Le paradoxe
de Noël
Le paradoxe de Noël est ce qui nous occupe ici. C’est,
bien sûr, la fête de la naissance de Jésus.
Nul ne connaît, en fait, ni le jour, ni l’année,
mais la tradition fait que cette fête est célébrée
le 25 décembre.
Fête « oecuménique » -non au sens
d’un oecuménisme chrétien, mais en ce
sens que le solstice est le solstice pour tout le monde !
Mithra, Dieu solaire (le « sol invictus », ce « soleil
invaincu », titre repris par la liturgie romaine et
appliqué au Christ) naissait également le 25
décembre.
En tant que fête de la lumière, Noël est
analogue à la fête juive de Hanouka. Après
le solstice, la lumière renaît, et avec elle –symboliquement-
la vie.
Image universelle que celle du solstice d’hiver….
Il ne s’agit donc guère d’une fête « chrétienne » à l’origine
(la grande fête était celle de Pâque -fête
liée à l’équinoxe de printemps),
mais c’est une fête qui a connu un grand développement –surtout
en Europe du nord, à partir du Moyen-âge.
Noël est, au fil du temps, devenu la grande fête
chrétienne. Au point qu’aujourd’hui, le
sapin de Noël (création récente !) est
de coutume en des lieux où il n’a jamais fait
partie de la tradition et parfois doit être importé à grands
frais, selon une coutume semblable à celle de tel
grand voisin développé (cas du Mexique, par
exemple).
Le paradoxe consiste en ceci que cette fête qui célèbre
l’humble naissance de Jésus est, en même
temps la fête de la consommation –et donc, aussi,
la fête des vendeurs. A aucun moment de l’année,
dans les pays qui en ont les moyens, on ne dépense
autant pour consommer.
Bien sûr, dans notre monde marchand,
toute fête
a ces deux visages : une occasion de vente (d’où ces « fêtes » toujours
plus nombreuses, au fil des ans) et une motivation familiale
et festive. Un visage heureux et un visage commercial.
«
Il y a une demande », dirait un vendeur. Parents et
enfants ont besoin d’une occasion de réjouissances.

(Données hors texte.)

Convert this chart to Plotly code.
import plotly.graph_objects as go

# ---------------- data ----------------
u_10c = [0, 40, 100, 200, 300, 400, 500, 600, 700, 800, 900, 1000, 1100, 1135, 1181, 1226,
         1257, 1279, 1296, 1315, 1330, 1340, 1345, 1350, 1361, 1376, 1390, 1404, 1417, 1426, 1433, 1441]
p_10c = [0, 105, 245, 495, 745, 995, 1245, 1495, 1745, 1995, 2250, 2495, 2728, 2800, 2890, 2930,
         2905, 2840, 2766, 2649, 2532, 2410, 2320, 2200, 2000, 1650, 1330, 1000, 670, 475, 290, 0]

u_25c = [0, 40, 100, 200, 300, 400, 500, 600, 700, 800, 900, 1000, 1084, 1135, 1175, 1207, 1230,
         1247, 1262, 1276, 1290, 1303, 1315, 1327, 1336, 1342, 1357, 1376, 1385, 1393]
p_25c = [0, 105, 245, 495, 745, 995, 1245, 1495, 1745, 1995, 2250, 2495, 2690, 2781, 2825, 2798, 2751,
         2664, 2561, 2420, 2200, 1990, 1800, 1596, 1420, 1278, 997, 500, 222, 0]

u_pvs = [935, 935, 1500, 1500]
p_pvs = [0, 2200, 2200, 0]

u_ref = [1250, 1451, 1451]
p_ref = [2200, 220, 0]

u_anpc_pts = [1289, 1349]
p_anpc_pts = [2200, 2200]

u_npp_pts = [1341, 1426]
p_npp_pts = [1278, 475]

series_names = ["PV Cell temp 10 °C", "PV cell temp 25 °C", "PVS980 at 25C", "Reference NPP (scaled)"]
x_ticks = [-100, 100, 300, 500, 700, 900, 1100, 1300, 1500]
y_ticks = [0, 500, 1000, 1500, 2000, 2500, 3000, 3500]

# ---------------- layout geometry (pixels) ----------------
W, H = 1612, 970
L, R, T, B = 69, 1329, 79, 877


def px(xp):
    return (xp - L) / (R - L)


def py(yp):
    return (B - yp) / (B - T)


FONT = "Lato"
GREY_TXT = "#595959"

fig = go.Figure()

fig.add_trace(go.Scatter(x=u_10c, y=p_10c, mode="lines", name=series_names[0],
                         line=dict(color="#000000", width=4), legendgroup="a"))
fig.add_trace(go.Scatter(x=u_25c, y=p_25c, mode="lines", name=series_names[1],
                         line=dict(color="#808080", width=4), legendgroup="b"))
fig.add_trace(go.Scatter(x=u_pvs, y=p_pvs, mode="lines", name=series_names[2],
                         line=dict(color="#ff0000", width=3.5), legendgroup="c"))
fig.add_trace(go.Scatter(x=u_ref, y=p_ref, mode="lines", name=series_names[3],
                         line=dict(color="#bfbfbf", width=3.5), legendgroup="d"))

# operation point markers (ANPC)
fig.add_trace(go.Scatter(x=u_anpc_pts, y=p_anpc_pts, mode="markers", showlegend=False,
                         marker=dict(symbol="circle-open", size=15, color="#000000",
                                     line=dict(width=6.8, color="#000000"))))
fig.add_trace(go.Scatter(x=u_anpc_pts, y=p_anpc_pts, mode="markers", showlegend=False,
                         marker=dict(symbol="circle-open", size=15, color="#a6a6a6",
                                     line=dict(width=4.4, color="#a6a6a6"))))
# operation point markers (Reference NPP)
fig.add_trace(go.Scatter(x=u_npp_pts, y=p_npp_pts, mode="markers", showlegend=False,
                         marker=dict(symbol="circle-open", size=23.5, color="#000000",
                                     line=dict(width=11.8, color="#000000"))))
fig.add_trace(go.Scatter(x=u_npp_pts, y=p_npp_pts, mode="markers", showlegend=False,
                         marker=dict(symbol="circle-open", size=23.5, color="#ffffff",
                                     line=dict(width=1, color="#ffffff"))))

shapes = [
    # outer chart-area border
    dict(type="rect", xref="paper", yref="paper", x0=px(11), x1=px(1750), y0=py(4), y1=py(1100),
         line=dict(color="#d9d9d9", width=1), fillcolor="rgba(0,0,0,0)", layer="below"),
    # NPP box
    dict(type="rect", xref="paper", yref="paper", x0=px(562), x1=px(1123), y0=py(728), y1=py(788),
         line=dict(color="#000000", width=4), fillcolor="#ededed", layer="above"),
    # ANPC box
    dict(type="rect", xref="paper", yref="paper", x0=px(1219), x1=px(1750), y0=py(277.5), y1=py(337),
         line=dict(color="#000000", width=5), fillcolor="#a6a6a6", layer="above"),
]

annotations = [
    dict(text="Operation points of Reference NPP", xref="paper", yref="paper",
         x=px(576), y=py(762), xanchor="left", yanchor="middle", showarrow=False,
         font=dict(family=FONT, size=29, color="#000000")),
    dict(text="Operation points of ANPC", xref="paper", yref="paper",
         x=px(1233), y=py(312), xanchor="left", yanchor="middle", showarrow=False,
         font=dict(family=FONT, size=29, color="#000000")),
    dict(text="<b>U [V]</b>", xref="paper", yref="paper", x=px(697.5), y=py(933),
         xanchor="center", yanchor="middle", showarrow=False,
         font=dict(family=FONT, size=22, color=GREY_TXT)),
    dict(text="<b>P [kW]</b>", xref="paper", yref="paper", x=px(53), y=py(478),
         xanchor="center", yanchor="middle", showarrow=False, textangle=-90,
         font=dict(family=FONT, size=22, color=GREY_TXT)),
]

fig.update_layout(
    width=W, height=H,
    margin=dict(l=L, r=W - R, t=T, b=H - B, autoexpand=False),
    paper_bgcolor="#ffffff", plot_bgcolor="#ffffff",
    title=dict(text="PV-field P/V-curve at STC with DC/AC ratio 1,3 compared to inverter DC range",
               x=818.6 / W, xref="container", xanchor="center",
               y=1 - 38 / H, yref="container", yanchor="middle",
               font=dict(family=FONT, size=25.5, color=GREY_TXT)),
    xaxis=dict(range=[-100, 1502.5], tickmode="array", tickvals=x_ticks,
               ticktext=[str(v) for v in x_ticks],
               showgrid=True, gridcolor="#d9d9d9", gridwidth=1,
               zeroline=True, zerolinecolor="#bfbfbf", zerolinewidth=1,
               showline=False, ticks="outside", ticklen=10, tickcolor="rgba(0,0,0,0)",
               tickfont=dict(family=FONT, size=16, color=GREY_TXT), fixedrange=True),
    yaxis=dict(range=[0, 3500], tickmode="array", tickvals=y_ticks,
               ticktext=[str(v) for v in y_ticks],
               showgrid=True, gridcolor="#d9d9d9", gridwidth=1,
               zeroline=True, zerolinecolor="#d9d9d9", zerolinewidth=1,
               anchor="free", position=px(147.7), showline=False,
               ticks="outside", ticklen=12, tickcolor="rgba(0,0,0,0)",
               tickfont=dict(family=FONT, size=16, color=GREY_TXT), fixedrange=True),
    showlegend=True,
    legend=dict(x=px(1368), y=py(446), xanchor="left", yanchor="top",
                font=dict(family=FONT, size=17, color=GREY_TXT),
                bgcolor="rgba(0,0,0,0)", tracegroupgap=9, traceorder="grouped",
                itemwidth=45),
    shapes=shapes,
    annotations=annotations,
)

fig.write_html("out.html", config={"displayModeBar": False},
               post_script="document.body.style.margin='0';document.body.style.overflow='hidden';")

Il faut donc répondre à la demande.
Il reste qu’à Noël, nous célébrons,
officiellement, la naissance de Jésus. Lequel est
né, dit-on, non dans un palais, mais dans une étable
! En même temps, il s’agit bien, chez nous, de
la fête de la grande consommation.
Mais il se trouve que la consommation est
très
inégalement
répartie dans ce monde…. Rien n’est plus
conforme à l’esprit du christianisme que de
penser à cette misère du monde dans lequel
Jésus est né, pauvre entre les pauvres.
La
fête de la lumière
Cependant, Noël est aussi la fête des enfants,
et donc des familles. Si Noël n’existait pas,
il faudrait certainement l’inventer. Même la
Russie soviétique –athée en diable- a
fêté le « père Gel » afin
de rester dans l’orbe d’une pratique populaire
ancienne.
Pourtant, dans beaucoup de pays du monde,
une telle fête
est inconnue. Soit parce qu’elle ne fait pas partie
des coutumes, soit parce que sa célébration
est hors de la portée de ceux qui n’ont rien.
Beaucoup, sur cette terre, ne savent rien
de cette ancienne fête du solstice. Et –parmi ceux qui savent-
beaucoup, ici et là, n’ont aucun moyen d’accéder
aux grandes réjouissances. D’ailleurs, le cœur
de l’hiver est funeste aux sans-abris.
D’autre part : qu’en est-il, aujourd’hui,
du Noël des enfants palestiniens ? Qu’ils soient
chrétiens ou musulmans, la fête est loin !
On songe aux paroles de la chanson (connue
dans tout le monde arabe), chantée par la grande Fairûz (« madînatu
s-salâT » : « la ville de la prière » –qui
est Jérusalem):
«
L’enfant dans la grotte
Et sa mère Maryam
Leurs deux visages pleurent »
La suite de la chanson est tragique. Elle
reflète
bien la situation actuelle. Que ceux qui ont la chance de
se réjouir durant cette fête, aient une pensée
pour la misère de ce monde où Jésus
est né. Le paradoxe de Noël est là. Une
fête de la lumière en un temps de grande obscurité.
Une célébration de l’humble naissance
de Jésus et une fête de la grande consommation.